### Exercise aim:
Return, exactly as written, the lines from the one containing "Emit a Python" through the one containing "colors = ['#80b1d3', '#fdb462', '#fb8072']", with both ends included.

### Material provided:

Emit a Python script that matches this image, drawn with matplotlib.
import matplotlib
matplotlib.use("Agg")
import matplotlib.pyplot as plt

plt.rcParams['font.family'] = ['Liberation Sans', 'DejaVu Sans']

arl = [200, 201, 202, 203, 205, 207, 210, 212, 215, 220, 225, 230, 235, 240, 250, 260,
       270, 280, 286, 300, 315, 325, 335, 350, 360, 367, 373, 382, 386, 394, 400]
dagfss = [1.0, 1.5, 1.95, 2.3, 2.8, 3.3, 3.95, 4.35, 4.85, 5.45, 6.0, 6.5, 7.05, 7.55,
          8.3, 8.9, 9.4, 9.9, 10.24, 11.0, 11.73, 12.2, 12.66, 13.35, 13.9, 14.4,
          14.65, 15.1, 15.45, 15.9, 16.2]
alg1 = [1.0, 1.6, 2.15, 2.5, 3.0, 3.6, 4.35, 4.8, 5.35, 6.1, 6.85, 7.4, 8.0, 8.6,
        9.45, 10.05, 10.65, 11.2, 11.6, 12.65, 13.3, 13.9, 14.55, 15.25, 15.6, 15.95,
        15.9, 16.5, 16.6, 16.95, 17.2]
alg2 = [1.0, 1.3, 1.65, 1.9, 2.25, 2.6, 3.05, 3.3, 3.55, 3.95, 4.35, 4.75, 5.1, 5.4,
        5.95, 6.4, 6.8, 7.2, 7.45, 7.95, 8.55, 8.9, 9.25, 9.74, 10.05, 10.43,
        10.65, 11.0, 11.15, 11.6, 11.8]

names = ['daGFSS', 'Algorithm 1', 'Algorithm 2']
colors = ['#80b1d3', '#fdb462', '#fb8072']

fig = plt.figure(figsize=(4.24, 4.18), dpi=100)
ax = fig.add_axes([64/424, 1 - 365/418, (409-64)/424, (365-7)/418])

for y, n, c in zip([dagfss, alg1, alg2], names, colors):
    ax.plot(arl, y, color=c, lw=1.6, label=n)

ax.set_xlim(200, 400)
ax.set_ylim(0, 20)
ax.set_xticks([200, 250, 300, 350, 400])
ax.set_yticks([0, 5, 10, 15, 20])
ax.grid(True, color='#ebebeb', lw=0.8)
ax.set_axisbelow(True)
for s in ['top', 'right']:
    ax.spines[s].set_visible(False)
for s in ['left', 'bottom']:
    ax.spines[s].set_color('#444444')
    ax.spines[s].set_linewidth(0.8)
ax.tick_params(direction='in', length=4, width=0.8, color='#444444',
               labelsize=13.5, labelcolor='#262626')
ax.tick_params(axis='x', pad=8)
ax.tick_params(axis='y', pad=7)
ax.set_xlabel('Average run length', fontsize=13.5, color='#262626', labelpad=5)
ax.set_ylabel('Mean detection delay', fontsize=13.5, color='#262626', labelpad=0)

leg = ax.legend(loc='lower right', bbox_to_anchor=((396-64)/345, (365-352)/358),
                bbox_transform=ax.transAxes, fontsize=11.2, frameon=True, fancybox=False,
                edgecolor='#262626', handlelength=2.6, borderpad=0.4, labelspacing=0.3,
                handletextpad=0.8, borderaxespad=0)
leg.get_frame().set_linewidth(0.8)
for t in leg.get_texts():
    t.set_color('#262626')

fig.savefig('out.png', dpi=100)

...

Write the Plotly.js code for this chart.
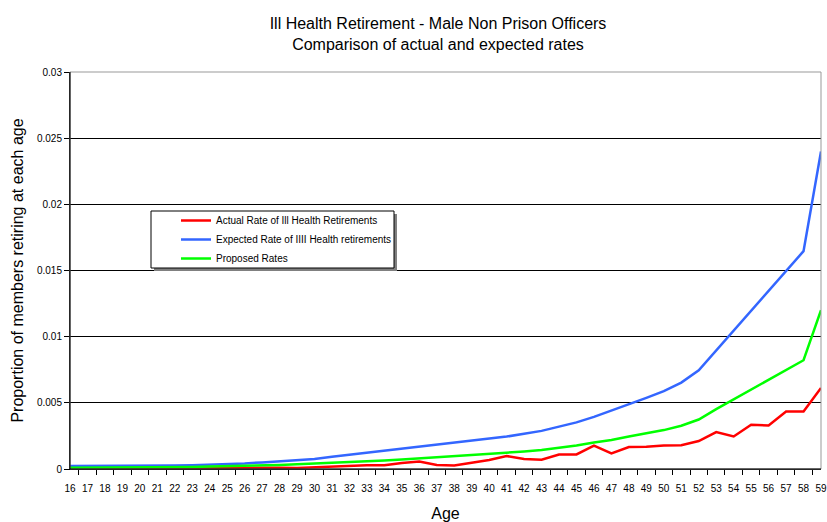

### Correct result:
Emit a Python script that matches this image, drawn with matplotlib.
import matplotlib
matplotlib.use("Agg")
import matplotlib.pyplot as plt

plt.rcParams['font.family'] = ['Liberation Sans', 'DejaVu Sans']

arl = [200, 201, 202, 203, 205, 207, 210, 212, 215, 220, 225, 230, 235, 240, 250, 260,
       270, 280, 286, 300, 315, 325, 335, 350, 360, 367, 373, 382, 386, 394, 400]
dagfss = [1.0, 1.5, 1.95, 2.3, 2.8, 3.3, 3.95, 4.35, 4.85, 5.45, 6.0, 6.5, 7.05, 7.55,
          8.3, 8.9, 9.4, 9.9, 10.24, 11.0, 11.73, 12.2, 12.66, 13.35, 13.9, 14.4,
          14.65, 15.1, 15.45, 15.9, 16.2]
alg1 = [1.0, 1.6, 2.15, 2.5, 3.0, 3.6, 4.35, 4.8, 5.35, 6.1, 6.85, 7.4, 8.0, 8.6,
        9.45, 10.05, 10.65, 11.2, 11.6, 12.65, 13.3, 13.9, 14.55, 15.25, 15.6, 15.95,
        15.9, 16.5, 16.6, 16.95, 17.2]
alg2 = [1.0, 1.3, 1.65, 1.9, 2.25, 2.6, 3.05, 3.3, 3.55, 3.95, 4.35, 4.75, 5.1, 5.4,
        5.95, 6.4, 6.8, 7.2, 7.45, 7.95, 8.55, 8.9, 9.25, 9.74, 10.05, 10.43,
        10.65, 11.0, 11.15, 11.6, 11.8]

names = ['daGFSS', 'Algorithm 1', 'Algorithm 2']
colors = ['#80b1d3', '#fdb462', '#fb8072']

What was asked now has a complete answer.